I fought it. Oh, how I fought it.
“Just give it a try,” my wife said, placing Fourth Wing in my hands like it was an innocent little book and not the literary equivalent of a depth charge. I resisted, I scoffed, I muttered something about TBR piles and personal dignity.
And then I read it. And then the sequel. And now, with Onyx Storm, I have accepted my fate: I am fully submerged in Rebecca Yarros’ Empyrean series, and I’m not coming up for air.
This book? This book is war. It’s blood and fire, it’s whispered secrets and shouted betrayals, it’s politics played with a knife in one hand and a dragon’s leash in the other. It’s also, infuriatingly, spectacularly, ridiculously addictive. It hijacks your brain, rewires your emotions, and suddenly you’re pacing your house at midnight, muttering, “Damn it, Xaden.”
Violet Sorrengail, our protagonist, remains a finely tuned chaos magnet, somehow still standing despite every conceivable attempt to crush her into paste. She navigates the world of dragon-riders like someone who has fully accepted the fact that survival is a temporary condition. The enemies are cruel, the allies are unreliable, and the dragons? The dragons are the best part—half nuclear arsenal, half sarcastic commentator, and entirely uninterested in your feelings.

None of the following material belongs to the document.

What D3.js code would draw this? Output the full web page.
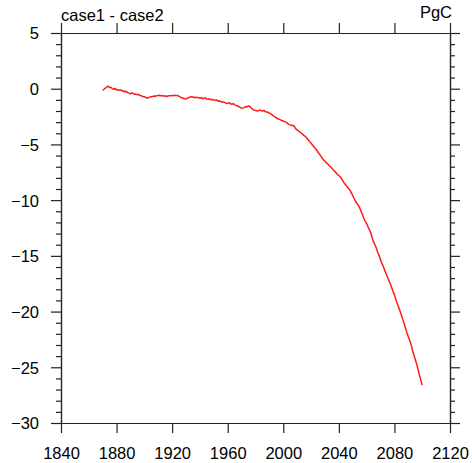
<!DOCTYPE html>
<html>
<head>
<meta charset="utf-8">
<script src="https://cdn.jsdelivr.net/npm/d3@7"></script>
<style>
  body { margin: 0; background: #fff; }
  svg { display: block; font-family: "Liberation Sans", Arial, Helvetica, sans-serif; }
  .axis path, .axis line { stroke: #222; stroke-width: 1.2; }
  .axis text { font-size: 16.5px; fill: #000; }
</style>
</head>
<body>
<svg class="chart"></svg>
<script>
// first year of the series, one value per year after that
var startYear = 1870;

// case1 - case2 difference, PgC (1870..2100)
var diffValues = [
  -0.15, -0.05, 0.05, 0.18, 0.22, 0.10, 0.12, 0.00, -0.05, 0.02,
  -0.12, -0.08, -0.15, -0.10, -0.20, -0.18, -0.30, -0.22, -0.35, -0.40,
  -0.45, -0.38, -0.42, -0.50, -0.48, -0.55, -0.52, -0.60, -0.65, -0.70,
  -0.72, -0.78, -0.85, -0.80, -0.75, -0.72, -0.70, -0.65, -0.68, -0.62,
  -0.60, -0.58, -0.65, -0.62, -0.66, -0.64, -0.70, -0.66, -0.62, -0.64,
  -0.60, -0.63, -0.58, -0.62, -0.60, -0.68, -0.75, -0.82, -0.85, -0.90,
  -0.92, -0.85, -0.80, -0.75, -0.72, -0.74, -0.80, -0.76, -0.78, -0.82,
  -0.85, -0.80, -0.90, -0.86, -0.82, -0.92, -0.95, -0.90, -1.00, -0.96,
  -1.00, -1.05, -1.00, -1.12, -1.08, -1.15, -1.20, -1.18, -1.25, -1.32,
  -1.30, -1.25, -1.35, -1.40, -1.32, -1.45, -1.50, -1.55, -1.60, -1.68,
  -1.75, -1.72, -1.68, -1.60, -1.62, -1.55, -1.60, -1.75, -1.85, -1.92,
  -1.95, -2.00, -1.98, -1.92, -1.95, -2.00, -1.95, -2.05, -2.10, -2.12,
  -2.20, -2.25, -2.35, -2.45, -2.55, -2.60, -2.70, -2.72, -2.80, -2.85,
  -2.90, -2.95, -3.00, -3.10, -3.20, -3.25, -3.30, -3.28, -3.40, -3.60,
  -3.70, -3.80, -3.88, -4.00, -4.10, -4.22, -4.30, -4.45, -4.60, -4.75,
  -4.90, -5.05, -5.20, -5.35, -5.50, -5.70, -5.85, -6.05, -6.20, -6.40,
  -6.50, -6.65, -6.75, -6.90, -7.00, -7.15, -7.30, -7.40, -7.55, -7.70,
  -7.80, -7.90, -8.10, -8.30, -8.50, -8.65, -8.80, -8.95, -9.10, -9.35,
  -9.60, -9.85, -10.10, -10.30, -10.45, -10.70, -11.00, -11.30, -11.65, -11.90,
  -12.10, -12.40, -12.65, -12.95, -13.40, -13.75, -14.00, -14.30, -14.70, -15.00,
  -15.35, -15.70, -15.95, -16.30, -16.60, -16.90, -17.20, -17.50, -17.85, -18.20,
  -18.50, -18.90, -19.25, -19.60, -19.95, -20.30, -20.70, -21.10, -21.50, -21.90,
  -22.25, -22.60, -22.95, -23.50, -23.90, -24.30, -24.70, -25.20, -25.70, -26.15,
  -26.60
];

var xTicks = [1840, 1880, 1920, 1960, 2000, 2040, 2080, 2120];
var yTicks = [-30, -25, -20, -15, -10, -5, 0, 5];
var yMinorTicks = [-29, -28, -27, -26, -24, -23, -22, -21, -19, -18, -17, -16,
                   -14, -13, -12, -11, -9, -8, -7, -6, -4, -3, -2, -1, 1, 2, 3, 4];

var leftTitle = 'case1 - case2';
var rightTitle = 'PgC';

var data = diffValues.map(function(v, i) {
	return {year: startYear + i, value: v};
});

var width = 472,
	height = 463;

var margin = {top: 33, right: 22, bottom: 40, left: 61},
	w = width - margin.left - margin.right,
	h = height - margin.top - margin.bottom;

var x = d3.scaleLinear().domain([1840, 2120]).range([0, w]),
	y = d3.scaleLinear().domain([-30, 5]).range([h, 0]);

var svg = d3.select('.chart')
	.attr('width', width)
	.attr('height', height);

var chart = svg.append('g')
	.attr('transform', 'translate(' + margin.left + ',' + margin.top + ')');

// minor ticks first so the major ones sit on top
chart.append('g')
	.attr('class', 'axis')
	.call(d3.axisLeft(y).tickValues(yMinorTicks).tickSize(5).tickSizeOuter(0).tickFormat(''));
chart.append('g')
	.attr('class', 'axis')
	.attr('transform', 'translate(' + w + ',0)')
	.call(d3.axisRight(y).tickValues(yMinorTicks).tickSize(5).tickSizeOuter(0).tickFormat(''));

// left axis with labels
var yAxisLeft = chart.append('g')
	.attr('class', 'axis')
	.call(d3.axisLeft(y).tickValues(yTicks).tickSize(10).tickSizeOuter(0).tickPadding(12));
yAxisLeft.selectAll('text').attr('dy', '0.36em');

// right axis, ticks only
chart.append('g')
	.attr('class', 'axis')
	.attr('transform', 'translate(' + w + ',0)')
	.call(d3.axisRight(y).tickValues(yTicks).tickSize(10).tickSizeOuter(0).tickFormat(''));

// bottom axis with labels
chart.append('g')
	.attr('class', 'axis')
	.attr('transform', 'translate(0,' + h + ')')
	.call(d3.axisBottom(x).tickValues(xTicks).tickSize(10).tickSizeOuter(0).tickPadding(14).tickFormat(d3.format('d')));

// top axis, ticks only
chart.append('g')
	.attr('class', 'axis')
	.call(d3.axisTop(x).tickValues(xTicks).tickSize(10).tickSizeOuter(0).tickFormat(''));

var line = d3.line()
	.x(function(d) { return x(d.year); })
	.y(function(d) { return y(d.value); });

chart.append('path')
	.datum(data)
	.attr('fill', 'none')
	.attr('stroke', '#ff1a1a')
	.attr('stroke-width', 1.5)
	.attr('stroke-linejoin', 'round')
	.attr('d', line);

// titles above the frame
svg.append('text')
	.attr('x', margin.left)
	.attr('y', 21)
	.style('font-size', '16.5px')
	.text(leftTitle);

svg.append('text')
	.attr('x', margin.left + w + 2)
	.attr('y', 18)
	.style('font-size', '16.5px')
	.style('text-anchor', 'end')
	.text(rightTitle);
</script>
</body>
</html>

The action is relentless. Battles are written with the kind of brutal precision that makes you flinch, while the political maneuvering is so sharp it could slice through steel. And then there’s the romance—oh yes, the romance—laced with enough tension to snap a suspension bridge.
But the real villain here isn’t the enemy forces or the shadowy figures pulling the strings. No, the real villain is Rebecca Yarros herself. She is a menace. A mastermind of emotional warfare. She will lull you into a false sense of security, then—wham—hit you with a plot twist so devastating you’ll need a moment to process your life choices. She doesn’t just kill darlings, she lines them up, hands them a cigarette, and says, “Any last words?”
At this point, my wife just watches me suffer with a knowing smile. She knew this would happen. She led me into the fire, and I danced willingly into the inferno. And you know what? No regrets.
If you haven’t started this series yet, be warned: Onyx Storm isn’t just a book. It’s an ambush. It’s an addiction. It’s a full-scale military operation against your emotions. And the worst part? You’ll love every second of it.
Now, if you’ll excuse me, I need to go stare at a wall and process my feelings.